### EXERCISE
The lines to extract run from the first line of the material below to the line containing "plt.rcParams['font.family'] = ['Liberation", both included; leave the pictures behind.
══════════════════════════════
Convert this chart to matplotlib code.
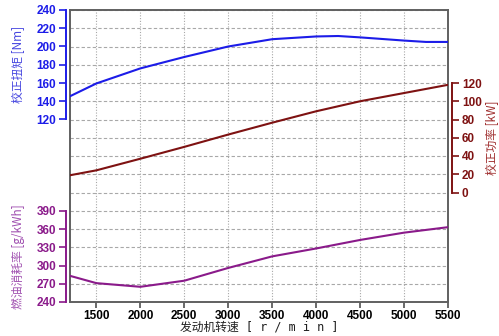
import numpy as np
import matplotlib
matplotlib.use("Agg")
import matplotlib.pyplot as plt

plt.rcParams['font.family'] = ['Liberation Sans', 'Noto Sans CJK SC', 'DejaVu Sans']

####################################################### data
rpm = [1200, 1500, 2000, 2500, 3000, 3500, 4000, 4250, 4500, 5000, 5250, 5500]
torque = [145.5, 159.5, 176, 188.5, 200, 208, 211, 211.5, 210, 206.5, 205, 205]
rpm_p = [1200, 1500, 2000, 2500, 3000, 3500, 4000, 4500, 5000, 5500]
power = [18.9, 24.3, 37, 50, 63.5, 76.5, 89, 100, 109, 118]
rpm_f = [1200, 1500, 2000, 2500, 3000, 3500, 4000, 4500, 5000, 5500]
fuel = [283, 271, 265, 275, 296, 315, 328, 342, 354, 363]
x_ticks = [1500, 2000, 2500, 3000, 3500, 4000, 4500, 5000, 5500]
torque_ticks = [120, 140, 160, 180, 200, 220, 240]
power_ticks = [0, 20, 40, 60, 80, 100, 120]
fuel_ticks = [240, 270, 300, 330, 360, 390]

c_tq = '#1c1ce8'
c_pw = '#7e1212'
c_fu = '#8a1a8a'
cjk = ['Noto Sans CJK SC', 'DejaVu Sans']

####################################################### figure
fig = plt.figure(figsize=(4.99, 3.36), dpi=100)
rect = [70/499, 1-302/336, 378/499, 292/336]

# background frame + grid
bg = fig.add_axes(rect)
bg.set_xlim(1200, 5500)
bg.set_ylim(0, 16)
bg.set_yticks(range(17))
bg.tick_params(axis='y', length=0, labelleft=False)
bg.set_xticks(x_ticks)
bg.tick_params(axis='x', direction='out', length=4, width=1.2, color='#505050',
               labelsize=8.5, pad=2)
for t in bg.get_xticklabels():
    t.set_fontweight('bold')
bg.grid(axis='y', ls=(0, (3, 2)), color='#a8a8a8', lw=0.8)
bg.grid(axis='x', ls=(0, (1, 1.5)), color='#a8a8a8', lw=0.8)
for s in bg.spines.values():
    s.set_color('#606060')
    s.set_linewidth(1.4)
bg.set_xlabel('发动机转速 [ r / m i n ]', family=['DejaVu Sans Mono', 'Noto Sans CJK SC'],
              fontsize=8.5, labelpad=-1, color='#202020')

def overlay(ylim, color, ticks, side):
    a = fig.add_axes(rect, sharex=bg)
    a.patch.set_visible(False)
    for s in a.spines.values():
        s.set_visible(False)
    a.xaxis.set_visible(False)
    a.set_ylim(*ylim)
    a.yaxis.set_ticks_position(side)
    a.yaxis.set_label_position(side)
    sp = a.spines[side]
    sp.set_visible(True)
    sp.set_position(('outward', 3))
    sp.set_bounds(ticks[0], ticks[-1])
    sp.set_color(color)
    sp.set_linewidth(1.4)
    a.set_yticks(ticks)
    a.tick_params(axis='y', direction='out', length=5, width=1.2, color=color,
                  labelcolor=color, labelsize=8.5, pad=2)
    for t in a.get_yticklabels():
        t.set_fontweight('bold')
    return a

tq = overlay((-80, 240), c_tq, torque_ticks, 'left')
tq.plot(rpm, torque, color=c_tq, lw=1.5)
tq.set_ylabel('校正扭矩 [Nm]', family=cjk, fontsize=8.5, color='#4848e0')
tq.yaxis.set_label_coords(-0.12, 0.8125)

fu = overlay((240, 720), c_fu, fuel_ticks, 'left')
fu.plot(rpm_f, fuel, color=c_fu, lw=1.5)
fu.set_ylabel('燃油消耗率 [g/kWh]', family=cjk, fontsize=8.5, color='#a050b0')
fu.yaxis.set_label_coords(-0.12, 0.156)

pw = overlay((-120, 200), c_pw, power_ticks, 'right')
pw.plot(rpm_p, power, color=c_pw, lw=1.5)
pw.set_ylabel('校正功率 [kW]', family=cjk, fontsize=8.5, color='#a03030')
pw.yaxis.set_label_coords(1.10, 0.5625)

fig.savefig('out.png', dpi=100)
══════════════════════════════
### WRITTEN SOLUTION
Convert this chart to matplotlib code.
import numpy as np
import matplotlib
matplotlib.use("Agg")
import matplotlib.pyplot as plt

plt.rcParams['font.family'] = ['Liberation Sans', 'Noto Sans CJK SC', 'DejaVu Sans']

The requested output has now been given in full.